NATO is already losing smaller EU members like the Netherlands as they decide that this war isn't worth fighting. I fear that in a few years, it will just be the US and UK, still trying to foist a corrupt and unwanted govt on the Afghans. We should learn from the Soviet mistake and get out while the going isn't appalling, IMHO...


----------



## Ferdinand Foch (Aug 9, 2010)

Yeah,you may have a point there BT. My biggest fear, though, is the amount of face that we might lose if we pull out without at least accomplishing something worthwhile. Pulling out of Somalia in '93 showed Al Qaeda that if pushed hard enough, the U.S. will back down-and this was just a small incident, comparitively speaking. If we withdraw to quickly from Afghanistan-in my opinion- without leaving behind some positive change, than any face or integrity that we have left may just evaporate into thin air. We have to show these punks that were still in this, and were not gonna back down that easily.


----------



## BombTaxi (Aug 9, 2010)

Ferdinand Foch said:


> Yeah,you may have a point there BT. My biggest fear, though, is the amount of face that we might lose if we pull out without at least accomplishing something worthwhile. Pulling out of Somalia in '93 showed Al Qaeda that if pushed hard enough, the U.S. will back down-and this was just a small incident, comparitively speaking. If we withdraw to quickly from Afghanistan-in my opinion- without leaving behind some positive change, than any face or integrity that we have left may just evaporate into thin air. We have to show these punks that were still in this, and were not gonna back down that easily.



Problem is, the punks left town years ago. We're now fighting a domestic insurgency which is not Islamist or Jihadist; like Mr. Hoh stated in his letter, they don't want to destroy the Western way of life; they just don't want it in their country. It's a feeling not too dissimilar to that of the people who oppose the Cordoba House project at Ground Zero; they feel something totally alien trying to insert itself into their space, and they don't like it. The US and UK have already lost face in failing to find Bin Laden, in failing to stabilise Afghanistan and in having two of the most sophisticated armies in the world tied down by a bunch of guys with home-made bombs. I don't see much face left to be lost...


----------



## Ferdinand Foch (Aug 9, 2010)

Eh, yeah. Your right about that BT. But, if we leave now, won't the situation in Afghanistan just get even worse-though I actually have no idea on how worse it can get. I also worry about what will happen to all the Afghani's that aided us-I have this nasty flashback of what happened to the South Vietnamese who helped us out that were captured when the Vietnam War ended. 
I know that we need to leave Afghanistan (we weren't going to be there forever anyway), I just don't know when.


----------



## BombTaxi (Aug 10, 2010)

If we leave, Afghanistan will go back to the way it always has been - a fiercely tribal country governed by local strong-men and dependent on the opium trade for money. The UK has been intervening in the country since the1840s and every time we have scaled down our intervention, the status quo has been restored. They will probably bring the Taliban back, or a similarly unhinged theocratic govt. I don't think that's right, but we already know that we can't change that by military means, and we can't create a pro-democracy environment without wiping out most of Central Asia. It's a big lose-lose


----------



## woodbutcher17 (Apr 15, 2022)

If you keep doing the same thing over and over and getting the same results its past time to do something different.


----------



## FLYBOYJ (Apr 15, 2022)

woodbutcher17 said:


> If you keep doing the same thing over and over and getting the same results its past time to do something different.
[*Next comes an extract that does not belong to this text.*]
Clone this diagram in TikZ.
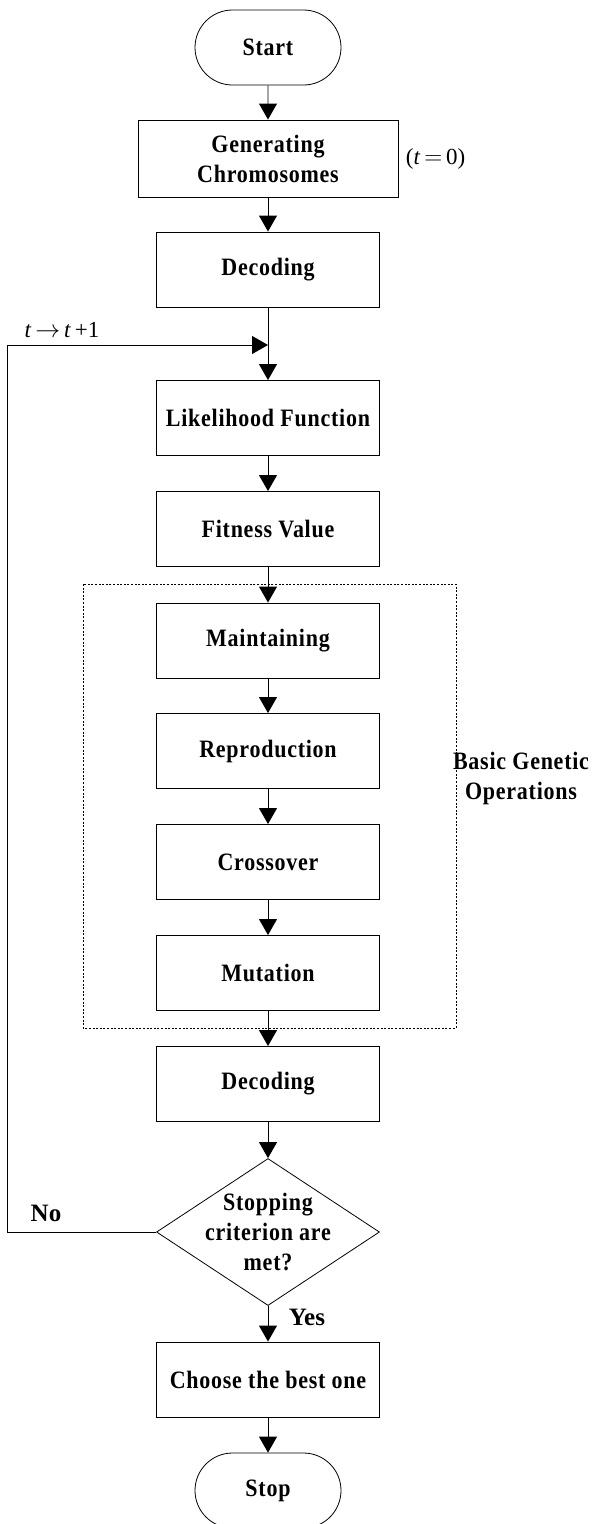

Just so you know, this thread has been dormant for over 11 years.


----------



## woodbutcher17 (Apr 16, 2022)

FLYBOYJ said:


> Just so you know, this thread has been dormant for over 11 years.


Thanks, interesting, still applies.

Reactions: Like Like:
1 | Like List reactions


----------



## Thumpalumpacus (Apr 16, 2022)

FLYBOYJ said:


> Just so you know, this thread has been dormant for over 11 years.



And the two main posters both made points long ago that have been shown to pan out by the events of the past year.

Reactions: Like Like:
2 | Like List reactions


----------



## Greg Boeser (Oct 7, 2022)

Seems like a good zombie thread to resurrect.
My son is a Marine officer who earlier this year was detailed to babysit Afghan refugees here in the States. He encountered many who had been high ranking military or governmental officials, who were demanding special treatment. His response"I don't care who you were. You are now a refugee in America, because you did not defend your country. And now it is controlled by the Taliban."

Reactions: Like Like:
5 | Winner Winner:
5 | Like List reactions


----------